Reproduce the data below in full and exclude every picture.

::: Information supplied :::

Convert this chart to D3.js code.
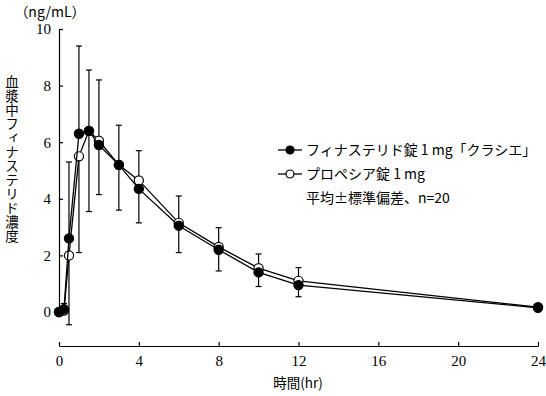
<!DOCTYPE html>
<html>
<head>
<meta charset="utf-8">
<script src="https://cdn.jsdelivr.net/npm/d3@7"></script>
<style>
  body { margin: 0; background: #fff; }
  svg { display: block; }
  .tick text { font-family: "Liberation Serif", "Times New Roman", serif !important; }
</style>
</head>
<body>
<div id="chart"></div>
<script>
// sampling times (hr)
const times = [0, 0.25, 0.5, 1, 1.5, 2, 3, 4, 6, 8, 10, 12, 24];
// mean plasma finasteride (ng/mL)
const kracie = [0, 0.1, 2.6, 6.3, 6.4, 5.9, 5.2, 4.35, 3.05, 2.2, 1.4, 0.95, 0.15];
const propecia = [0, 0.05, 2.0, 5.5, 6.4, 6.05, 5.2, 4.65, 3.15, 2.3, 1.55, 1.1, 0.17];
// SD, drawn upward for kracie and downward for propecia
const kracieSD = [0, 0.2, 2.7, 3.1, 2.15, 2.3, 1.4, 1.35, 1.05, 0.78, 0.65, 0.62, 0.12];
const propeciaSD = [0, 0.05, 2.45, 3.4, 2.85, 1.9, 1.6, 1.5, 1.05, 0.85, 0.65, 0.56, 0.12];

const xTicks = [0, 4, 8, 12, 16, 20, 24];
const yTicks = [0, 2, 4, 6, 8, 10];

const JP = "'Noto Sans CJK JP', sans-serif";

const W = 546, H = 396;
const svg = d3.select("#chart").append("svg").attr("width", W).attr("height", H);

const x = d3.scaleLinear().domain([0, 24]).range([59, 538]);
const y = d3.scaleLinear().domain([0, 10]).range([312, 29]);
const xAxisY = 346;

// y axis, ticks point inward
const yAx = svg.append("g")
  .attr("transform", `translate(${x(0)},0)`)
  .call(d3.axisLeft(y).tickValues(yTicks).tickSizeInner(-4).tickSizeOuter(0).tickPadding(8));
yAx.selectAll("text").attr("font-size", "15px").attr("fill", "#000");
yAx.selectAll("line, path").attr("stroke", "#000").attr("stroke-width", 1.2);

// x axis, detached below the plot
const xAx = svg.append("g")
  .attr("transform", `translate(0,${xAxisY})`)
  .call(d3.axisBottom(x).tickValues(xTicks).tickSizeInner(-4).tickSizeOuter(0).tickPadding(9));
xAx.selectAll("text").attr("font-size", "15px").attr("fill", "#000");
xAx.selectAll("line, path").attr("stroke", "#000").attr("stroke-width", 1.2);

svg.append("text").attr("font-family", JP)
  .attr("x", 298).attr("y", 388).attr("text-anchor", "middle")
  .attr("font-size", "13.5px").text("時間(hr)");

svg.append("text").attr("font-family", JP)
  .attr("x", 50).attr("y", 17).attr("text-anchor", "middle")
  .attr("font-size", "14px").text("（ng/mL）");

// vertical y title
svg.append("text").attr("font-family", JP)
  .attr("x", 12).attr("y", 75)
  .attr("font-size", "13.5px")
  .attr("letter-spacing", "0.5px")
  .style("writing-mode", "vertical-rl")
  .style("text-orientation", "upright")
  .text("血漿中フィナステリド濃度");

// error bars
const cap = 3;
const bars = svg.append("g").attr("stroke", "#000").attr("stroke-width", 1.2);
times.forEach((t, i) => {
  if (kracieSD[i] > 0) {
    const y0 = y(kracie[i]), y1 = y(kracie[i] + kracieSD[i]);
    bars.append("line").attr("x1", x(t)).attr("x2", x(t)).attr("y1", y0).attr("y2", y1);
    bars.append("line").attr("x1", x(t) - cap).attr("x2", x(t) + cap).attr("y1", y1).attr("y2", y1);
  }
  if (propeciaSD[i] > 0) {
    const y0 = y(propecia[i]), y1 = y(propecia[i] - propeciaSD[i]);
    bars.append("line").attr("x1", x(t)).attr("x2", x(t)).attr("y1", y0).attr("y2", y1);
    bars.append("line").attr("x1", x(t) - cap).attr("x2", x(t) + cap).attr("y1", y1).attr("y2", y1);
  }
});

const line = d3.line().x((d) => x(d[0])).y((d) => y(d[1]));

function series(vals, fill) {
  const pts = times.map((t, i) => [t, vals[i]]);
  const g = svg.append("g");
  g.append("path").datum(pts).attr("d", line)
    .attr("fill", "none").attr("stroke", "#000").attr("stroke-width", 1.3);
  g.selectAll("circle").data(pts).join("circle")
    .attr("cx", (d) => x(d[0])).attr("cy", (d) => y(d[1])).attr("r", 4.6)
    .attr("fill", fill).attr("stroke", "#000").attr("stroke-width", 1.2);
}
series(propecia, "#fff");
series(kracie, "#000");

// legend
const legend = [
  { label: "フィナステリド錠 1 mg「クラシエ」", fill: "#000" },
  { label: "プロペシア錠 1 mg", fill: "#fff" },
];
const lg = svg.append("g").attr("transform", "translate(278,150)");
legend.forEach((d, i) => {
  const row = lg.append("g").attr("transform", `translate(0,${i * 24})`);
  row.append("line").attr("x1", 0).attr("x2", 24).attr("stroke", "#000").attr("stroke-width", 1.3);
  row.append("circle").attr("cx", 12).attr("r", 4).attr("fill", d.fill).attr("stroke", "#000").attr("stroke-width", 1.2);
  row.append("text").attr("font-family", JP).attr("x", 28).attr("dy", "0.36em")
    .attr("font-size", "14px").text(d.label);
});
lg.append("text").attr("font-family", JP).attr("x", 28).attr("y", 48).attr("dy", "0.36em")
  .attr("font-size", "14px").text("平均±標準偏差、n=20");
</script>
</body>
</html>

:::

Response:
Convert this chart to D3.js code.
<!DOCTYPE html>
<html>
<head>
<meta charset="utf-8">
<script src="https://cdn.jsdelivr.net/npm/d3@7"></script>
<style>
  body { margin: 0; background: #fff; }
  svg { display: block; }
  .tick text { font-family: "Liberation Serif", "Times New Roman", serif !important; }
</style>
</head>
<body>
<div id="chart"></div>
<script>
// sampling times (hr)
const times = [0, 0.25, 0.5, 1, 1.5, 2, 3, 4, 6, 8, 10, 12, 24];
// mean plasma finasteride (ng/mL)
const kracie = [0, 0.1, 2.6, 6.3, 6.4, 5.9, 5.2, 4.35, 3.05, 2.2, 1.4, 0.95, 0.15];
const propecia = [0, 0.05, 2.0, 5.5, 6.4, 6.05, 5.2, 4.65, 3.15, 2.3, 1.55, 1.1, 0.17];
// SD, drawn upward for kracie and downward for propecia
const kracieSD = [0, 0.2, 2.7, 3.1, 2.15, 2.3, 1.4, 1.35, 1.05, 0.78, 0.65, 0.62, 0.12];
const propeciaSD = [0, 0.05, 2.45, 3.4, 2.85, 1.9, 1.6, 1.5, 1.05, 0.85, 0.65, 0.56, 0.12];

const xTicks = [0, 4, 8, 12, 16, 20, 24];
const yTicks = [0, 2, 4, 6, 8, 10];

const JP = "'Noto Sans CJK JP', sans-serif";

const W = 546, H = 396;
const svg = d3.select("#chart").append("svg").attr("width", W).attr("height", H);

const x = d3.scaleLinear().domain([0, 24]).range([59, 538]);
const y = d3.scaleLinear().domain([0, 10]).range([312, 29]);
const xAxisY = 346;

// y axis, ticks point inward
const yAx = svg.append("g")
  .attr("transform", `translate(${x(0)},0)`)
  .call(d3.axisLeft(y).tickValues(yTicks).tickSizeInner(-4).tickSizeOuter(0).tickPadding(8));
yAx.selectAll("text").attr("font-size", "15px").attr("fill", "#000");
yAx.selectAll("line, path").attr("stroke", "#000").attr("stroke-width", 1.2);

// x axis, detached below the plot
const xAx = svg.append("g")
  .attr("transform", `translate(0,${xAxisY})`)
  .call(d3.axisBottom(x).tickValues(xTicks).tickSizeInner(-4).tickSizeOuter(0).tickPadding(9));
xAx.selectAll("text").attr("font-size", "15px").attr("fill", "#000");
xAx.selectAll("line, path").attr("stroke", "#000").attr("stroke-width", 1.2);

svg.append("text").attr("font-family", JP)
  .attr("x", 298).attr("y", 388).attr("text-anchor", "middle")
  .attr("font-size", "13.5px").text("時間(hr)");

svg.append("text").attr("font-family", JP)
  .attr("x", 50).attr("y", 17).attr("text-anchor", "middle")
  .attr("font-size", "14px").text("（ng/mL）");

// vertical y title
svg.append("text").attr("font-family", JP)
  .attr("x", 12).attr("y", 75)
  .attr("font-size", "13.5px")
  .attr("letter-spacing", "0.5px")
  .style("writing-mode", "vertical-rl")
  .style("text-orientation", "upright")
  .text("血漿中フィナステリド濃度");

// error bars
const cap = 3;
const bars = svg.append("g").attr("stroke", "#000").attr("stroke-width", 1.2);
times.forEach((t, i) => {
  if (kracieSD[i] > 0) {
    const y0 = y(kracie[i]), y1 = y(kracie[i] + kracieSD[i]);
    bars.append("line").attr("x1", x(t)).attr("x2", x(t)).attr("y1", y0).attr("y2", y1);
    bars.append("line").attr("x1", x(t) - cap).attr("x2", x(t) + cap).attr("y1", y1).attr("y2", y1);
  }
  if (propeciaSD[i] > 0) {
    const y0 = y(propecia[i]), y1 = y(propecia[i] - propeciaSD[i]);
    bars.append("line").attr("x1", x(t)).attr("x2", x(t)).attr("y1", y0).attr("y2", y1);
    bars.append("line").attr("x1", x(t) - cap).attr("x2", x(t) + cap).attr("y1", y1).attr("y2", y1);
  }
});

const line = d3.line().x((d) => x(d[0])).y((d) => y(d[1]));

function series(vals, fill) {
  const pts = times.map((t, i) => [t, vals[i]]);
  const g = svg.append("g");
  g.append("path").datum(pts).attr("d", line)
    .attr("fill", "none").attr("stroke", "#000").attr("stroke-width", 1.3);
  g.selectAll("circle").data(pts).join("circle")
    .attr("cx", (d) => x(d[0])).attr("cy", (d) => y(d[1])).attr("r", 4.6)
    .attr("fill", fill).attr("stroke", "#000").attr("stroke-width", 1.2);
}
series(propecia, "#fff");
series(kracie, "#000");

// legend
const legend = [
  { label: "フィナステリド錠 1 mg「クラシエ」", fill: "#000" },
  { label: "プロペシア錠 1 mg", fill: "#fff" },
];
const lg = svg.append("g").attr("transform", "translate(278,150)");
legend.forEach((d, i) => {
  const row = lg.append("g").attr("transform", `translate(0,${i * 24})`);
  row.append("line").attr("x1", 0).attr("x2", 24).attr("stroke", "#000").attr("stroke-width", 1.3);
  row.append("circle").attr("cx", 12).attr("r", 4).attr("fill", d.fill).attr("stroke", "#000").attr("stroke-width", 1.2);
  row.append("text").attr("font-family", JP).attr("x", 28).attr("dy", "0.36em")
    .attr("font-size", "14px").text(d.label);
});
lg.append("text").attr("font-family", JP).attr("x", 28).attr("y", 48).attr("dy", "0.36em")
  .attr("font-size", "14px").text("平均±標準偏差、n=20");
</script>
</body>
</html>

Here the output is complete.